Link the Dollar's Value to this College Class List

In Garage Logic, a popular radio show here in the Twin Cities, the host Joe Soucheray likes to link things to one another. It is a sociological version of "for every force there is an equal and opposite force." Therefore one thing will inevitably affect the other.

However, in economics, just like a car engine starting, there are many different individual actions and movements of car parts that occur between turning the key on and the engine actually igniting. So to the layperson, they may not understand why increasing property taxes may turn Minneapolis into a cold Detroit because they don't understand how higher property taxes, lower property values, lower profits and drive capital and labor away.

So I shall test all you junior, deputy and aspiring economics. Link this:



to the value of the dollar.

Many thanks to Elizabeth for the link!

5 comments:

daniel_ream said...

Oh, that's easy: when your post-secondary students are so dim that they need courses like this, your nation hasn't a freaking prayer of producing anything of value for the dollar to rest on.

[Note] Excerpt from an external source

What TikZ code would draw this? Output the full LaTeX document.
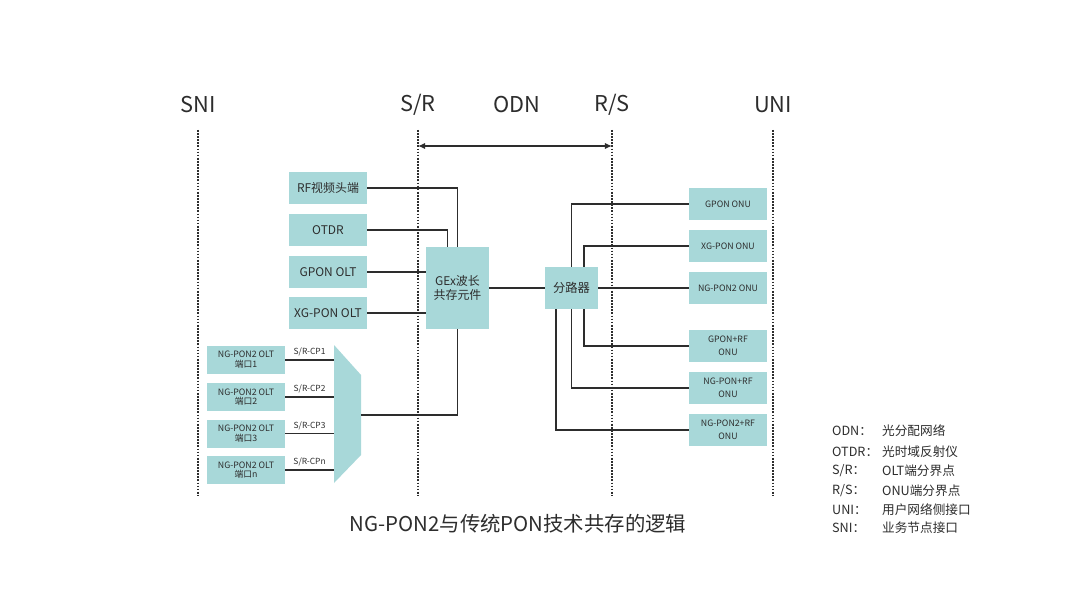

I think the ones they allow credit for do have a purpose, though I still wouldn't give credit for them. I took a study skills workshop in first year university and it helped immensely, but I don't think it should have counted towards anything. I was rectifying a deficiency in my own work habits, not learning engineering.

Dave said...

Defending these "easy" grammar classes. I remember going back to school 10 years after I graduated high school and realized almost everything I learned of English grammar was way gone. I decided the best (and smartest) thing was for me to start all over in the lowest grammar class being offered. Note: I restarted in a community college.

codemonkey said...

As someone who took courses at TCC years ago (to get transfer credits cheap to go to a good 4 year college) I never took these remedial type course. If they start w/ a zero, they don't count as credits toward a degree.

Sadly, they are necessary because the elementary and high schools often turn out semi-literate, innumerate grads, and they need to make up the deficit somehow when they decide they are ready for a read education.

Elizabeth said...

Gern geschehen! I like how you named the pic file "cripes". LOL.

Anonymous said...

One more example of the dumbing down of the the USA and the near total failure of the US educational system.

Technically if you totally ignore the educational system's impacts upon students' abilities and the adverse impact on the taxpayer, our schools are doing a wonderful job for the teachers, their unions and the Democratic Party, but that's a topic for another post.

It could be worse, they could actually give credit for those "developmental classes".

My wife taught an introductory course at a community college and made the mistake of giving an essay question. The papers were virtually unreadable - miserable spelling, grammar and punctuation, but as bad as that was, the worst thing was the inability to develop an cogent and logical thought.